Learning to program well involves developing the ability to think logically and abstractly so that you can anticipate how the computer will react to the instructions you give. Great programmers are actually capable of writing simple code without having to check it with a computer because they have the ability to analyze processes in their minds. If you cannot think abstractly, you may still be able to get your code to “work” with trial-and-error tinkering, but that approach lacks the robustness needed to solve meaningful problems that tend to be more complex.

The rich experience of learning computer science, however, is so much more than coding. When you study computer science, you engage in computational thinking, in which logic, abstraction and creativity come together to help solve intellectually interesting problems. As Professor Jeannette Wing of Carnegie Mellon University argues in her seminal article* on the topic, computational thinking is a skill set from which everyone would benefit no matter their career path.

Why so?

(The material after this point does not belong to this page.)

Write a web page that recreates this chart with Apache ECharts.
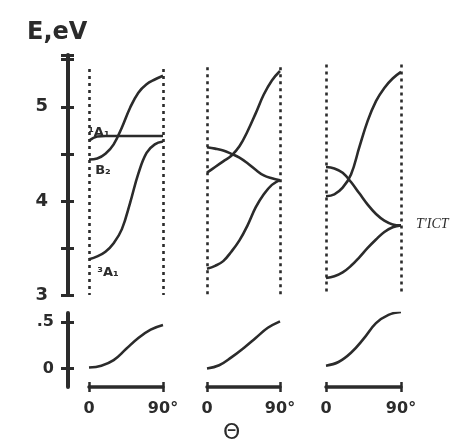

Because when you study computer science, your mind learns to grapple with high-level questions such as: How can existing information be used to deduce further information that will help solve the problem? How should a complex system be designed in order to maximize simplicity and usability? How can a complex problem be broken down into smaller pieces that are easier to solve? Can a common approach be devised to efficiently handle similar problems?

If these questions seem like they would be applicable in a wide variety of fields, STEM and non-STEM, it’s because they are. In essence, when you study computer science you learn the valuable skill of thinking abstractly like a computer scientist even if you don’t plan on becoming one.

*Wing, Jeannette M. “Computational Thinking.” Communications of the ACM 49:3 (March 2006) 33-35.